__OBJECTIVE__
Up to and including the line with "renters_hi = [15.35, 15.41, 15.00, 16.90, 21.10, 17.20]", write out the listing from its first line, minus the pictures.
===== INFORMATION SUPPLIED =====
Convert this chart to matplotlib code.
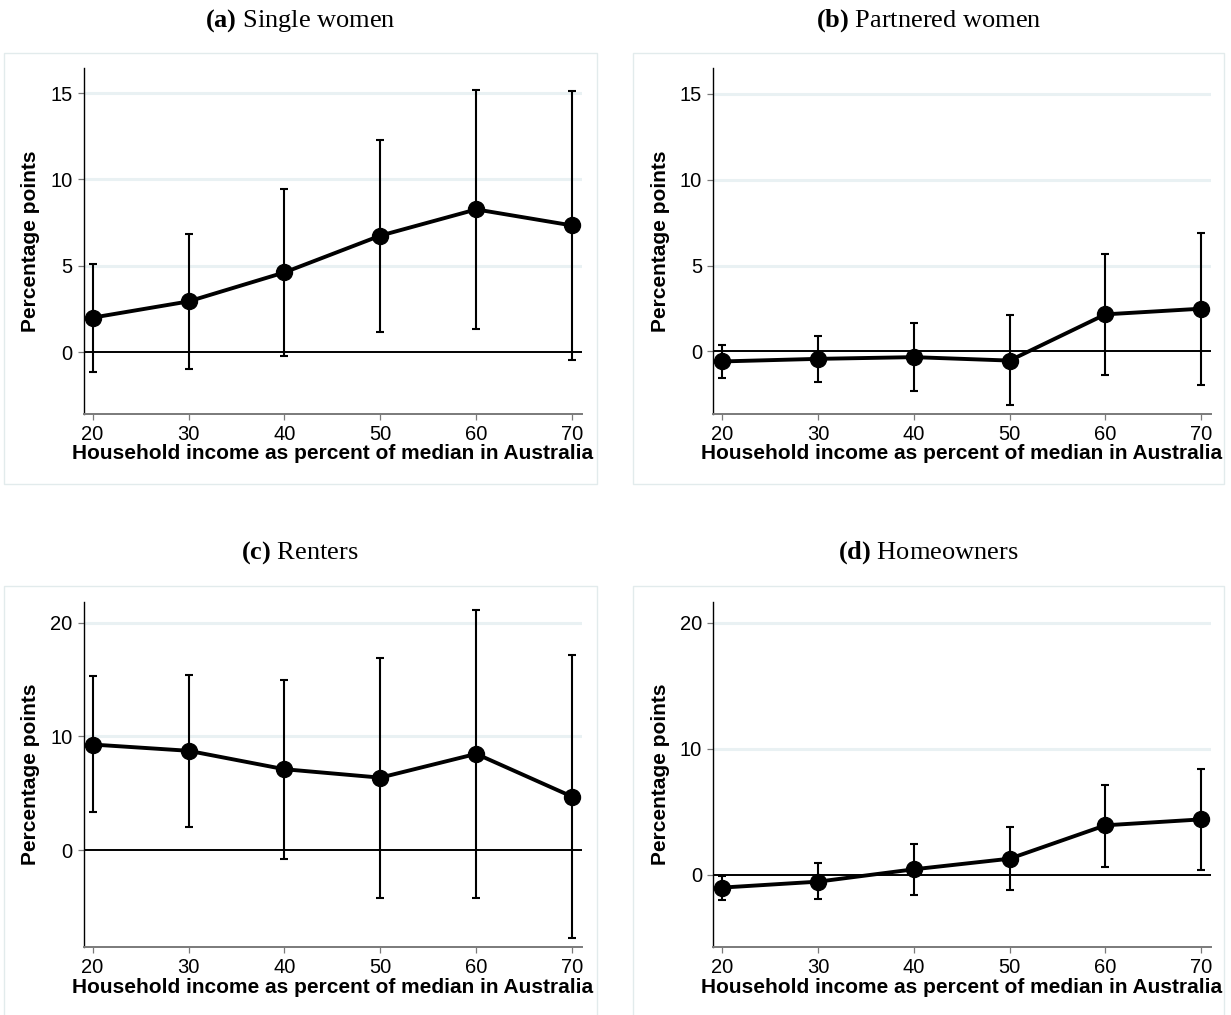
import matplotlib
matplotlib.use("Agg")
import matplotlib.pyplot as plt
from matplotlib.patches import Rectangle

plt.rcParams["font.family"] = ["Liberation Sans", "DejaVu Sans"]
plt.rcParams["mathtext.fontset"] = "custom"
plt.rcParams["mathtext.rm"] = "Liberation Serif"
plt.rcParams["mathtext.bf"] = "Liberation Serif:bold"

income = [20, 30, 40, 50, 60, 70]

single_est = [1.99, 2.93, 4.61, 6.74, 8.26, 7.33]
single_lo = [-1.14, -0.99, -0.23, 1.18, 1.34, -0.47]
single_hi = [5.10, 6.84, 9.44, 12.30, 15.20, 15.10]

partnered_est = [-0.58, -0.43, -0.33, -0.53, 2.16, 2.49]
partnered_lo = [-1.54, -1.79, -2.30, -3.11, -1.38, -1.95]
partnered_hi = [0.39, 0.88, 1.63, 2.12, 5.66, 6.87]

renters_est = [9.29, 8.74, 7.12, 6.38, 8.47, 4.71]
renters_lo = [3.32, 2.06, -0.74, -4.21, -4.21, -7.74]
renters_hi = [15.35, 15.41, 15.00, 16.90, 21.10, 17.20]

owners_est = [-1.00, -0.53, 0.45, 1.29, 3.94, 4.41]
owners_lo = [-1.98, -1.88, -1.61, -1.16, 0.61, 0.40]
owners_hi = [-0.08, 0.98, 2.48, 3.78, 7.16, 8.40]

W, H = 1231, 1015
GRID = "#e9f1f3"
FRAME = "#e2ebec"


def px_box(left, top, right, bottom):
    # pixel box (from top-left) -> figure fraction [l, b, w, h]
    return [left / W, 1 - bottom / H, (right - left) / W, (bottom - top) / H]


panels = [
    ("a", "Single women", single_est, single_lo, single_hi, [0, 5, 10, 15], (-3.59, 16.45),
     (83.5, 68, 581.7, 414), (3.5, 52.7, 596.7, 484), 21),
    ("b", "Partnered women", partnered_est, partnered_lo, partnered_hi, [0, 5, 10, 15], (-3.64, 16.5),
     (713.3, 68, 1210.7, 414), (633.3, 52.7, 1223.5, 484), 21),
    ("c", "Renters", renters_est, renters_lo, renters_hi, [0, 10, 20], (-8.53, 21.86),
     (83.5, 601.5, 581.7, 947.3), (3.5, 586, 596.7, 1017), 553),
    ("d", "Homeowners", owners_est, owners_lo, owners_hi, [0, 10, 20], (-5.74, 21.7),
     (713.3, 601.5, 1210.7, 947.3), (633.3, 586, 1223.5, 1017), 553),
]

fig = plt.figure(figsize=(W / 100, H / 100), dpi=100)

for tag, name, est, lo, hi, yticks, ylim, box, frame, title_y in panels:
    fl, ft, fr, fb = frame
    fig.patches.append(Rectangle((fl / W, 1 - fb / H), (fr - fl) / W, (fb - ft) / H,
                                 transform=fig.transFigure, fill=False,
                                 edgecolor=FRAME, linewidth=1.0))
    fig.text((fl + fr) / 2 / W, 1 - title_y / H, r"$\mathbf{(" + tag + ")}$ " + name,
             ha="center", va="center", fontsize=19, family="Liberation Serif")

    ax = fig.add_axes(px_box(*box))
    ax.set_xlim(19.05, 71.0)
    ax.set_ylim(*ylim)
    ax.set_xticks(income)
    ax.set_yticks(yticks)

    for t in yticks:
        if t != 0:
            ax.axhline(t, color=GRID, linewidth=2.2, zorder=0)
    ax.axhline(0, color="black", linewidth=1.4, zorder=1)

    yerr = [[e - l for e, l in zip(est, lo)], [h - e for e, h in zip(est, hi)]]
    ax.errorbar(income, est, yerr=yerr, fmt="none", ecolor="black",
                elinewidth=1.5, capsize=3.0, capthick=1.5, zorder=2)
    ax.plot(income, est, color="black", linewidth=2.8, marker="o",
            markersize=11.5, zorder=3)

    for side in ("top", "right"):
        ax.spines[side].set_visible(False)
    ax.spines["left"].set_color("black")
    ax.spines["left"].set_linewidth(1.0)
    ax.spines["bottom"].set_color("#7a7a7a")
    ax.spines["bottom"].set_linewidth(1.4)
    ax.tick_params(axis="both", length=4, width=0.9, color="#7a7a7a",
                   labelsize=14.5, pad=4)

    ax.set_ylabel("Percentage points", fontsize=15, fontweight="bold")
    ax.yaxis.set_label_coords(-0.088, 0.5)
    ax.set_xlabel("Household income as percent of median in Australia",
                  fontsize=15, fontweight="bold")
    ax.xaxis.set_label_coords(0.5, -0.088)

fig.savefig("out.png", dpi=100)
=====
__FINAL ANSWER__
Convert this chart to matplotlib code.
import matplotlib
matplotlib.use("Agg")
import matplotlib.pyplot as plt
from matplotlib.patches import Rectangle

plt.rcParams["font.family"] = ["Liberation Sans", "DejaVu Sans"]
plt.rcParams["mathtext.fontset"] = "custom"
plt.rcParams["mathtext.rm"] = "Liberation Serif"
plt.rcParams["mathtext.bf"] = "Liberation Serif:bold"

income = [20, 30, 40, 50, 60, 70]

single_est = [1.99, 2.93, 4.61, 6.74, 8.26, 7.33]
single_lo = [-1.14, -0.99, -0.23, 1.18, 1.34, -0.47]
single_hi = [5.10, 6.84, 9.44, 12.30, 15.20, 15.10]

partnered_est = [-0.58, -0.43, -0.33, -0.53, 2.16, 2.49]
partnered_lo = [-1.54, -1.79, -2.30, -3.11, -1.38, -1.95]
partnered_hi = [0.39, 0.88, 1.63, 2.12, 5.66, 6.87]

renters_est = [9.29, 8.74, 7.12, 6.38, 8.47, 4.71]
renters_lo = [3.32, 2.06, -0.74, -4.21, -4.21, -7.74]
renters_hi = [15.35, 15.41, 15.00, 16.90, 21.10, 17.20]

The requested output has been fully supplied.